(Figure scripts)
● ● ● ●
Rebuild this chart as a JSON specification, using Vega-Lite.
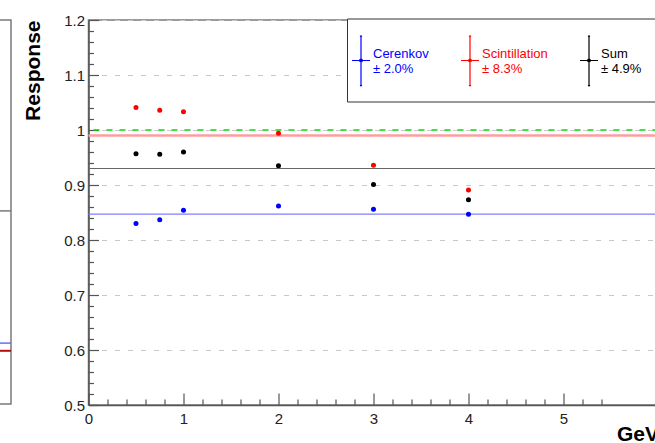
{
  "$schema": "https://vega.github.io/schema/vega-lite/v6.json",
  "background": "white",
  "padding": {"left": -20, "top": 12, "right": 0, "bottom": 0},
  "bounds": "flush",
  "spacing": 77.5,
  "resolve": {"scale": {"color": "independent"}, "legend": {"color": "independent"}},
  "config": {
    "view": {"stroke": "#7a7a7a", "strokeWidth": 1.5},
    "font": "Liberation Sans",
    "axis": {"labelFont": "Liberation Sans", "titleFont": "Liberation Sans", "labelFlush": false, "labelOverlap": false},
    "legend": {
      "symbolType": "M0,-1.96L0,3.52M-1,0.74L1,0.74M-0.12,-1.96L0.12,-1.96M-0.12,3.52L0.12,3.52M0.15,0.74A0.15,0.15 0 1,1 -0.15,0.74A0.15,0.15 0 1,1 0.15,0.74M0,4.5M6.7,0.74",
      "symbolSize": 324,
      "symbolStrokeWidth": 1.2
    }
  },
  "datasets": {
    "points": [
      {"energy": 0.5, "response": 0.830, "series": "Cerenkov"},
      {"energy": 0.75, "response": 0.837, "series": "Cerenkov"},
      {"energy": 1.0, "response": 0.854, "series": "Cerenkov"},
      {"energy": 2.0, "response": 0.862, "series": "Cerenkov"},
      {"energy": 3.0, "response": 0.856, "series": "Cerenkov"},
      {"energy": 4.0, "response": 0.847, "series": "Cerenkov"},
      {"energy": 0.5, "response": 1.041, "series": "Scintillation"},
      {"energy": 0.75, "response": 1.036, "series": "Scintillation"},
      {"energy": 1.0, "response": 1.033, "series": "Scintillation"},
      {"energy": 2.0, "response": 0.994, "series": "Scintillation"},
      {"energy": 3.0, "response": 0.936, "series": "Scintillation"},
      {"energy": 4.0, "response": 0.891, "series": "Scintillation"},
      {"energy": 0.5, "response": 0.957, "series": "Sum"},
      {"energy": 0.75, "response": 0.956, "series": "Sum"},
      {"energy": 1.0, "response": 0.960, "series": "Sum"},
      {"energy": 2.0, "response": 0.935, "series": "Sum"},
      {"energy": 3.0, "response": 0.901, "series": "Sum"},
      {"energy": 4.0, "response": 0.873, "series": "Sum"}
    ],
    "fits": [
      {"series": "Cerenkov", "value": 0.847},
      {"series": "Scintillation", "value": 0.990},
      {"series": "Sum", "value": 0.930}
    ],
    "reference": [{"value": 1.0}],
    "side": [
      {"line": "middle", "value": 0.852},
      {"line": "blue", "value": 0.611},
      {"line": "red", "value": 0.597}
    ]
  },
  "hconcat": [
    {
      "width": 29,
      "height": 384,
      "data": {"name": "side"},
      "layer": [
        {
          "transform": [{"filter": "datum.line === 'middle'"}],
          "mark": {"type": "rule", "color": "#7a7a7a", "strokeWidth": 1.5},
          "encoding": {"y": {"field": "value", "type": "quantitative", "scale": {"domain": [0.5, 1.2]}, "axis": null}}
        },
        {
          "transform": [{"filter": "datum.line === 'blue'"}],
          "mark": {"type": "rule", "color": "#6a6aff", "strokeWidth": 1.5},
          "encoding": {"y": {"field": "value", "type": "quantitative", "axis": null}}
        },
        {
          "transform": [{"filter": "datum.line === 'red'"}],
          "mark": {"type": "rule", "color": "#b01010", "strokeWidth": 2},
          "encoding": {"y": {"field": "value", "type": "quantitative", "axis": null}}
        }
      ]
    },
    {
      "width": 570,
      "height": 385,
      "layer": [
        {
          "data": {"name": "fits"},
          "mark": {"type": "rule"},
          "encoding": {
            "y": {"field": "value", "type": "quantitative", "scale": {"domain": [0.5, 1.2]}, "axis": null},
            "stroke": {"field": "series", "type": "nominal", "scale": {"domain": ["Cerenkov", "Scintillation", "Sum"], "range": ["#7f7fff", "#ff9d9d", "#666666"]}, "legend": null},
            "strokeWidth": {"condition": {"test": "datum.series === 'Scintillation'", "value": 2.5}, "value": 1.2}
          }
        },
        {
          "data": {"name": "reference"},
          "mark": {"type": "rule", "color": "#00dd00", "strokeDash": [6, 7], "strokeWidth": 1.6},
          "encoding": {"y": {"field": "value", "type": "quantitative", "axis": null}}
        },
        {
          "data": {"name": "points"},
          "mark": {"type": "point", "opacity": 0},
          "encoding": {
            "x": {"field": "energy", "type": "quantitative", "axis": {"orient": "bottom", "values": [0.2,0.4,0.6,0.8,1.2,1.4,1.6,1.8,2.2,2.4,2.6,2.8,3.2,3.4,3.6,3.8,4.2,4.4,4.6,4.8,5.2,5.4], "tickSize": -6, "tickColor": "#555555", "tickWidth": 1.2, "labels": false, "domain": false, "grid": false, "title": null}},
            "y": {"field": "response", "type": "quantitative", "axis": {"orient": "left", "values": [0.52,0.54,0.56,0.58,0.62,0.64,0.66,0.68,0.72,0.74,0.76,0.78,0.82,0.84,0.86,0.88,0.92,0.94,0.96,0.98,1.02,1.04,1.06,1.08,1.12,1.14,1.16,1.18], "tickSize": -5, "tickColor": "#555555", "tickWidth": 1.2, "labels": false, "domain": false, "grid": false, "title": null}}
          }
        },
        {
          "data": {"name": "points"},
          "mark": {"type": "point", "opacity": 0},
          "encoding": {
            "x": {"field": "energy", "type": "quantitative", "axis": {"orient": "bottom", "values": [0,1,2,3,4,5], "tickSize": -12, "tickColor": "#555555", "tickWidth": 1.2, "labels": false, "domain": false, "grid": false, "title": null}},
            "y": {"field": "response", "type": "quantitative", "axis": {"orient": "left", "values": [0.5,0.6,0.7,0.8,0.9,1.0,1.1,1.2], "tickSize": -10, "tickColor": "#555555", "tickWidth": 1.2, "labels": false, "domain": false, "grid": false, "title": null}}
          }
        },
        {
          "data": {"name": "points"},
          "mark": {"type": "point", "filled": false, "size": 7, "strokeWidth": 2.4, "opacity": 1},
          "encoding": {
            "x": {"field": "energy", "type": "quantitative", "scale": {"domain": [0, 5.55]},
              "axis": {"orient": "bottom", "values": [0,1,2,3,4,5], "ticks": false, "grid": false, "domainColor": "#555555", "domainWidth": 1.5, "labelFontSize": 15, "labelColor": "#222222", "labelPadding": 6, "title": "GeV", "titleFontSize": 21, "titleFontWeight": "bold", "titleAnchor": "end", "titleColor": "#000000", "titlePadding": -3}},
            "y": {"field": "response", "type": "quantitative",
              "axis": {"orient": "left", "values": [0.5,0.6,0.7,0.8,0.9,1.0,1.1,1.2], "format": "~g", "ticks": false, "grid": true, "gridDash": [5, 8], "gridColor": "#c8c8c8", "gridWidth": 1, "domainColor": "#555555", "domainWidth": 1.5, "labelFontSize": 15, "labelColor": "#222222", "labelPadding": 4, "title": "Response", "titleFontSize": 21, "titleFontWeight": "bold", "titleAnchor": "end", "titleColor": "#000000", "titlePadding": 20}},
            "color": {"field": "series", "type": "nominal",
              "scale": {"domain": ["Cerenkov", "Scintillation", "Sum"], "range": ["#0000ff", "#ff0000", "#000000"]},
              "legend": {
                "orient": "none", "legendX": 258.5, "legendY": -1.5,
                "direction": "horizontal", "columns": 3,
                "title": " ", "titleFontSize": 12, "titlePadding": 9.3,
                "symbolType": "M0,-1.96L0,3.52M-1,0.74L1,0.74M-0.12,-1.96L0.12,-1.96M-0.12,3.52L0.12,3.52M0.15,0.74A0.15,0.15 0 1,1 -0.15,0.74A0.15,0.15 0 1,1 0.15,0.74M0,4.5M6.7,0.74",
                "symbolSize": 324, "symbolStrokeWidth": 1.2,
                "labelFont": "Liberation Sans", "labelFontSize": 13, "labelOffset": 2,
                "labelColor": {"expr": "datum.value === 'Cerenkov' ? '#0000ff' : datum.value === 'Scintillation' ? '#ff0000' : '#000000'"},
                "columnPadding": 29, "padding": 4,
                "fillColor": "white", "strokeColor": "#333333",
                "labelExpr": "datum.value == 'Cerenkov' ? ['Cerenkov', '± 2.0%'] : datum.value == 'Scintillation' ? ['Scintillation', '± 8.3%'] : ['Sum', '± 4.9%']"
              }
            }
          }
        }
      ],
      "resolve": {"axis": {"x": "independent", "y": "independent"}}
    }
  ]
}
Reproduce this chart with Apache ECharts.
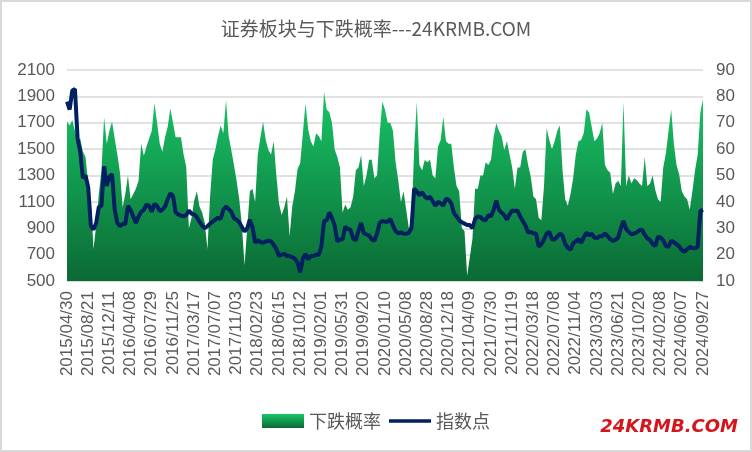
<!DOCTYPE html>
<html>
<head>
<meta charset="utf-8">
<script src="https://cdn.jsdelivr.net/npm/echarts@6/dist/echarts.min.js"></script>
<style>html,body{margin:0;padding:0;background:#fff}#c{width:752px;height:452px}</style>
</head>
<body>
<div id="c"></div>
<script>
// Tick labels (every 8th biweekly sample)
const labelDates = ['2015/04/30','2015/08/21','2015/12/11','2016/04/08','2016/07/29','2016/11/25','2017/03/17','2017/07/07','2017/11/03','2018/02/23','2018/06/15','2018/10/12','2019/02/01','2019/05/31','2019/09/20','2020/01/10','2020/05/08','2020/08/28','2020/12/18','2021/04/09','2021/07/30','2021/11/19','2022/03/18','2022/07/08','2022/11/04','2023/03/03','2023/06/21','2023/10/20','2024/02/08','2024/06/07','2024/09/27'];

// 下跌概率 (%), right axis
const fallProb = [70.4,69,71,67,63.5,64,59,57,47,41,22,31,43,52,72,62,67,70.5,64,58,51,38,43,50,41,43,45,48,62,57.5,61,64,67,77.5,70,62,59,64.5,68.5,75.5,
70,64.5,64.5,64.5,58,53.3,30,34,40.5,44,38.2,36,32,22,42,56,60,65,69,66,78.6,65,59.7,54,48,41,31,16,30,44,45,40,58,64.5,70.4,63.5,59.7,58,63,50,
39.4,35,38,42,27,38.2,44,52.5,54.6,66,77.4,67.5,63,61,66,65,63,81.8,75,74,70,60,57,53,36,39,37,38,42,52,53,57.8,46,50,56,56,49,50,66,78,
75,70,70,67,55,48.3,40,44,37,30,32,60,78,54,52,55.9,55,56,50,49,61,63.5,72.3,63,62,62,53,46,44,30,29,12,19,26,45,45,50,50,55,54,
56,64.7,69.8,67,65,59.7,63,58,53,45,53,53,59,60,54,49.6,42,41,34,33,46,68,63.5,60,63,67,69,52,41,38.5,43,49,58,63,63.5,66,75,74,68.5,63,
64,66,70,54,52,51,43,47,48,46,78,46,50,47,49,48.3,47,46,57,46,47,50,44.5,41,40,53,58.4,67,75,62,54,50.5,44,42,41,37,44,52,58,74,79];

// 指数点, left axis
const indexPts = [1860,1800,1945,1955,1580,1480,1280,1300,1210,920,890,940,1060,1070,1370,1220,1290,1310,1040,940,915,935,930,1070,1040,990,940,990,1025,1040,1080,1070,1025,1085,1070,1030,1040,1065,1120,1165,
1145,1020,1005,995,990,1000,1035,1010,1005,985,950,920,900,915,935,950,965,980,970,1040,1065,1045,1025,975,965,945,910,875,900,965,910,790,810,795,790,800,805,800,775,740,
690,700,705,690,690,680,670,640,565,670,705,665,690,690,700,700,760,955,962,1020,975,920,800,815,815,912,895,887,820,810,880,940,862,852,845,815,805,860,940,955,
950,950,970,920,878,862,868,860,858,865,900,1200,1180,1150,1175,1140,1125,1139,1105,1070,1100,1089,1070,1125,1115,1090,1015,990,960,945,935,925,925,900,970,990,985,965,960,1000,
990,1040,1110,1040,1018,1000,965,1005,1035,1030,1035,990,955,920,868,872,862,860,760,778,815,860,872,815,815,836,858,845,780,752,738,785,800,818,790,830,865,848,858,830,
825,840,840,862,840,818,805,812,830,900,955,895,872,855,860,868,885,890,850,825,810,780,765,835,830,808,765,760,805,795,780,762,735,722,740,758,750,748,760,1030,1040];

const leftTicks = {min: 500, max: 2100, step: 200};
const rightTicks = {min: 10, max: 90, step: 10};

function addDays(s, d) {
  const p = s.split('/').map(Number);
  const t = new Date(Date.UTC(p[0], p[1] - 1, p[2] + d));
  const mm = String(t.getUTCMonth() + 1).padStart(2, '0');
  const dd = String(t.getUTCDate()).padStart(2, '0');
  return t.getUTCFullYear() + '/' + mm + '/' + dd;
}
const categories = [];
for (let i = 0; i < labelDates.length - 1; i++) {
  for (let k = 0; k < 8; k++) categories.push(k === 0 ? labelDates[i] : addDays(labelDates[i], 14 * k));
}
categories.push(labelDates[labelDates.length - 1]);

const chart = echarts.init(document.getElementById('c'), null, {renderer: 'canvas'});
const grad = () => new echarts.graphic.LinearGradient(0, 0, 0, 1, [
  {offset: 0, color: '#19C467'}, {offset: 1, color: '#0B6A34'}]);
const txt = '#595959';
const numFont = 'Liberation Sans';

chart.setOption({
  animation: false,
  backgroundColor: '#fff',
  title: {
    text: '证券板块与下跌概率---24KRMB.COM', left: 'center', top: 14,
    textStyle: {fontSize: 19, fontWeight: 'normal', color: txt, fontFamily: 'Noto Sans CJK SC'}
  },
  grid: {left: 67, right: 49, top: 70, bottom: 171, containLabel: false},
  legend: {
    top: 407, left: 'center', itemWidth: 42, itemHeight: 14, itemGap: 8, symbolKeepAspect: true,
    textStyle: {fontSize: 18, color: txt, fontFamily: 'Noto Sans CJK SC'},
    data: [
      {name: '下跌概率', icon: 'rect', itemStyle: {color: grad()}},
      {name: '指数点', icon: 'path://M0,0 L44,0 L44,3.5 L0,3.5 Z', itemStyle: {color: '#002060'}}
    ]
  },
  xAxis: {
    type: 'category', data: categories, boundaryGap: false,
    axisTick: {show: false},
    axisLine: {lineStyle: {color: '#D9D9D9'}},
    axisLabel: {interval: 7, rotate: 90, color: txt, fontSize: 17, fontFamily: numFont, margin: 10}
  },
  yAxis: [
    {
      type: 'value', min: 0, max: leftTicks.max - leftTicks.min, interval: leftTicks.step,
      axisLabel: {formatter: v => String(v + leftTicks.min), color: txt, fontSize: 17, fontFamily: numFont, margin: 12},
      axisLine: {show: false}, axisTick: {show: false},
      splitLine: {lineStyle: {color: '#D9D9D9', width: 1.5}}
    },
    {
      type: 'value', position: 'right', min: rightTicks.min, max: rightTicks.max, interval: rightTicks.step,
      axisLabel: {color: txt, fontSize: 17, fontFamily: numFont, margin: 13},
      axisLine: {show: false}, axisTick: {show: false}, splitLine: {show: false}
    }
  ],
  series: [
    {
      name: '下跌概率', type: 'line', yAxisIndex: 1, data: fallProb,
      symbol: 'none', lineStyle: {width: 0}, itemStyle: {color: '#14A955'},
      areaStyle: {color: grad(), opacity: 1}, z: 1
    },
    {
      name: '指数点', type: 'line', yAxisIndex: 0, data: indexPts.map(v => v - leftTicks.min),
      symbol: 'none', lineStyle: {color: '#002060', width: 4}, itemStyle: {color: '#002060'}, z: 3
    }
  ],
  graphic: [
    {type: 'rect', silent: true, shape: {x: 1, y: 1, width: 750, height: 450},
     style: {fill: 'none', stroke: '#D9D9D9', lineWidth: 2}},
    {type: 'text', right: 14, top: 418, silent: true,
     style: {text: '24KRMB.COM', font: 'italic bold 18px "DejaVu Sans"', fill: '#D5151C'}}
  ]
});
</script>
</body>
</html>
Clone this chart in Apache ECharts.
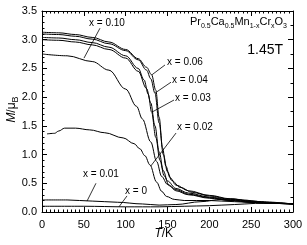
● ● ● ●
**What you are asked to do**
Of the lines in the material above, state how many contain the string "Apache"; give no other text.

**Output**
2